Stirring, measuring, shaking and preparing drinks with precision—these were the aspects Petraske latched onto and showcased at his bar Milk & Honey, which were henceforth copied all over the world. The rigorously enforced civility and quiet atmosphere, the jazz soundtrack, the hidden entrance and the respect for the art of the cocktail, which at the time were thought to be throwbacks to the age of the American “speakeasy,” were also in fact hallmarks of Japanese bars, which America had gotten a taste of through Angel’s Share.

“Japanese bartending is a time capsule,” says Frank Cisneros—a luminary of New York’s cocktail scene who is currently working and training in Japan—of the bars in Tokyo’s Ginza district, the locus of the country’s cocktail legacy. “Basically, Prohibition never started or ended. For better or worse, the Ginza style is approximately what bartending was in the 1920s, and it’s never deviated from that.” 
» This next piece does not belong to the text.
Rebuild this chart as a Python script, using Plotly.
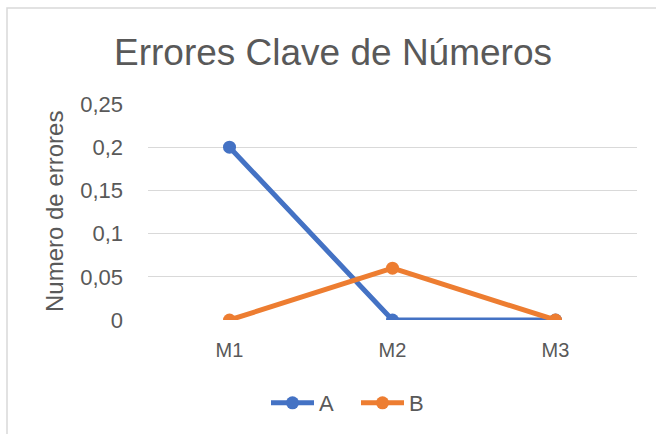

The adherence of Japanese bartenders to the original turn-of-the-century cocktail style, their focus on consistency and the lack of other influences has led to an almost crypt-like level of preservation. “They don’t look to other people,” says Toby Cecchini, who has visited Japan a few times and owns Long Island Bar in Brooklyn. “They consider themselves the best in the world.”

It’s a phenomenon compounded by the fact that many of the most highly regarded, old-school cocktail bartenders in Japan do not speak English and have no desire to proselytize. Hidetsugu Ueno of Bar High Five in Tokyo has become an ambassador for Japanese bartending largely by virtue of his ability to speak English. Kazuo Uyeda, the other best-known Japanese bartender in the States and the inventor of the “hard shake,” uses a translator.

While the single-minded focus on form, handed down from master to apprentice in Japan, and the “hermetically sealed scene,” as Cecchini calls it, has proved excellent at maintaining and upholding the otherwise forgotten branch of knowledge, it has also led to a degree of homogeneity, which at times can prove inflexible. “The problem with Japanese bartending is also its greatest asset: an over-attention to detail,” says Cisneros. “Stir a Manhattan made with Ballantine’s exactly 82 times. We fetishize that sort of precision in the West. But introduce a new rye—it freezes the usual Japanese superstar in their tracks.”

While Ginza bars remain proudly dedicated to their storied traditions, a new generation of Japanese bars reflect an approach that has disintegrated national barriers and draws influence from all corners of the globe. Bartender Gen Yamamoto, who runs his namesake bar in the Roppongi district of Tokyo, is part of this movement; he opened his operation, which employs seasonal, local produce in drinks, after working in New York at restaurants like David Bouley’s Brushstroke. “We can see more freedom of creativity in Japanese bartending now,” says Yamamoto. “People know more ingredients and have had more dining and drinking experiences all over the world. Inspirations are coming from all around.”

Chefs have learned that even when they’re primarily working in one national cuisine, their approach is strengthened by adapting globally sourced flavors or techniques, whether it’s Jean-Georges Vongerichten blending Japanese influences into his French cuisine, or David Chang applying what he’s learned about pork buns to chicken sandwiches. The same has proved true for craft cocktail bartending. “The current cocktail renaissance is incredible because it’s everyone in the world competing with everyone else,” says Cecchini.

It turns out that to call something a “Japanese-style” bar sends us down a rabbit hole of categorization: a Japanese cocktail bar is essentially an American bar as interpreted by Japanese culture, while a bar like Bar Goto is a Japanese bar as interpreted by a New York City bartender. You could write a book trying to determine where one tradition begins and the other ends. Or you could pull up a bar stool and enjoy the cross-cultural dialogue the way it was meant to be appreciated: with the sip of a cocktail.